- Directed by: Seung-jun Yi
- Based on: Sinking of MV Sewol
- Production companies: 416 Documenting Group Field of Vision (II) First Look Media Korea Communications Agency
- Distributed by: Field of Vision (II)
- Release date: November 9, 2018 (U.S.);
- Running time: 28 minutes
- Country: South Korea
- Language: Korean

= In the Absence =

2018 short documentary film by Seung-jun Yi

In the Absence is a 2018 South Korean–American short documentary film that depicts the sinking of the MV Sewol in 2014, in which three hundred people – mostly school children from Danwon High School – lost their lives.

==Production==
The film was requested by the film distributor Field of Vision, who was looking for a short documentary regarding the background of the 2016 Candelight Vigil for the impeachment of then South Korean president Park Geun-hye.
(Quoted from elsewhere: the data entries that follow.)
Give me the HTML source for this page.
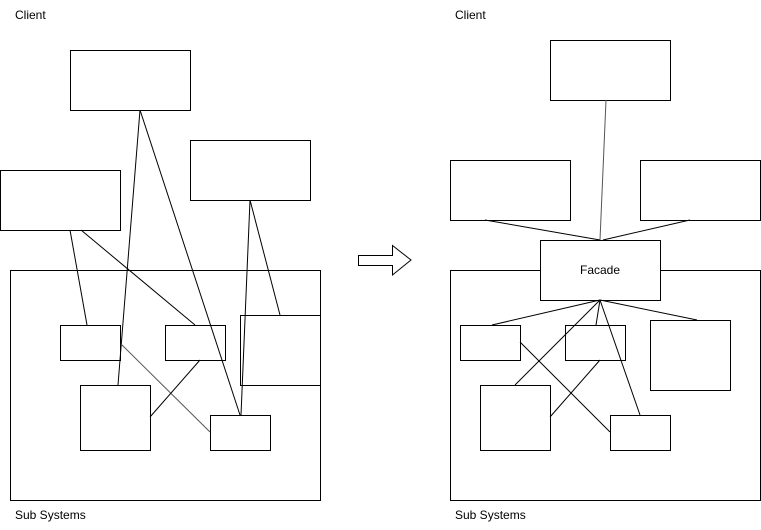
<!DOCTYPE html>
<html><head><style>body{margin:0;background:#fff}svg{display:block}text{font-family:"Liberation Sans",sans-serif;font-size:12px;fill:#000}</style></head><body>
<svg width="761" height="530" viewBox="0 0 761 530" xmlns="http://www.w3.org/2000/svg">
<g fill="#fff" stroke="#000" stroke-width="1">
<rect x="10.5" y="270.5" width="310" height="230"/>
<rect x="70.5" y="50.5" width="120" height="60"/>
<rect x="0.5" y="170.5" width="120" height="60"/>
<rect x="190.5" y="140.5" width="120" height="60"/>
<rect x="60.5" y="325.5" width="60" height="35"/>
<rect x="165.5" y="325.5" width="60" height="35"/>
<rect x="240.5" y="315.5" width="80" height="70"/>
<rect x="80.5" y="385.5" width="70" height="65"/>
<rect x="210.5" y="415.5" width="60" height="35"/>
</g>
<g stroke="#000" stroke-width="1" fill="none">
<line x1="140" y1="110" x2="118" y2="385"/>
<line x1="140" y1="110" x2="240" y2="415"/>
<line x1="70" y1="230" x2="87" y2="325"/>
<line x1="81" y1="230" x2="195" y2="325"/>
<line x1="250" y1="200" x2="241" y2="415"/>
<line x1="250" y1="200" x2="280" y2="315"/>
<line x1="121" y1="344" x2="210" y2="432" stroke="#555"/>
<line x1="150" y1="417" x2="200" y2="360"/>
</g>
<polygon points="358.5,255.5 392.5,255.5 392.5,245.5 411,260 392.5,275 392.5,265.5 358.5,265.5" fill="#fff" stroke="#000"/>
<g fill="#fff" stroke="#000" stroke-width="1">
<rect x="450.5" y="270.5" width="310" height="230"/>
<rect x="550.5" y="40.5" width="120" height="60"/>
<rect x="450.5" y="160.5" width="120" height="60"/>
<rect x="640.5" y="160.5" width="120" height="60"/>
<rect x="540.5" y="240.5" width="120" height="60"/>
<rect x="460.5" y="325.5" width="60" height="35"/>
<rect x="565.5" y="325.5" width="60" height="35"/>
<rect x="650.5" y="320.5" width="80" height="70"/>
<rect x="480.5" y="385.5" width="70" height="65"/>
<rect x="610.5" y="415.5" width="60" height="35"/>
</g>
<g stroke="#000" stroke-width="1" fill="none">
<line x1="606" y1="100" x2="600" y2="240" stroke="#555"/>
<line x1="485" y1="220" x2="600" y2="240"/>
<line x1="690" y1="220" x2="603" y2="240"/>
<line x1="600" y1="300" x2="492" y2="325"/>
<line x1="600" y1="300" x2="596" y2="325"/>
<line x1="600" y1="300" x2="697" y2="320"/>
<line x1="600" y1="300" x2="515" y2="385"/>
<line x1="600" y1="300" x2="640" y2="415"/>
<line x1="520" y1="342" x2="610" y2="432"/>
<line x1="550" y1="417" x2="600" y2="360"/>
</g>
<text x="600" y="274" text-anchor="middle">Facade</text>
<text x="15" y="19">Client</text>
<text x="455" y="19">Client</text>
<text x="15" y="519">Sub Systems</text>
<text x="455" y="519">Sub Systems</text>
</svg>
</body></html>
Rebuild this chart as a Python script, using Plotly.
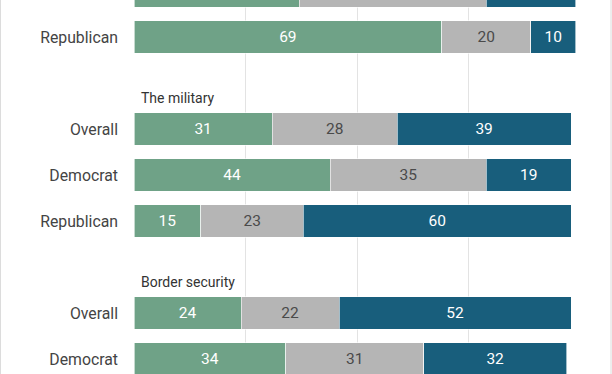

With guilt that he had not participated in documenting the moments of the Sewol incident as it happened, the film focused on tracing the origins of the sufferings caused by the incident. In the original version, there was a scene involving the mothers of the drowned students crying as the salvaged vessel approached the dock, but it was cut from the final version, for fear that such overwhelming reactions would prevent the audience from empathizing with the mothers. The film was produced by Gary Byung-Seok Kam and directed by Yi Seung-Jun, with Seung-Jun beginning the process of interviewing the victims families on camera in 2017. The documentary is seen as distinct from other documentaries about the disaster, due to the fact that it highlights the disaster and not just the events leading up to the event and/or those responsible for the tragedy.

== Format ==
The documentary utilizes audio from first responders and government officials, aerial video from helicopters, and cell phone video and multi-media messages from the victims of the ferry sinking to showcase the disaster in real time. The entire documentary is roughly 29 minutes long, and highlights how the disaster could have been avoided and the aftermath of the disaster such as the Candlelight Protests and the Impeachment of Park Geun-hye.

== Awards ==

The documentary was awarded the 2018 grand jury prize for short competition in DOC NYC, a documentary film festival in the United States.

In the Absence was nominated for an Academy Award for Best Documentary (Short Subject) at the 92nd Academy Awards. Before this nomination (and Parasites nominations), no South Korean film had ever been nominated for an Oscar.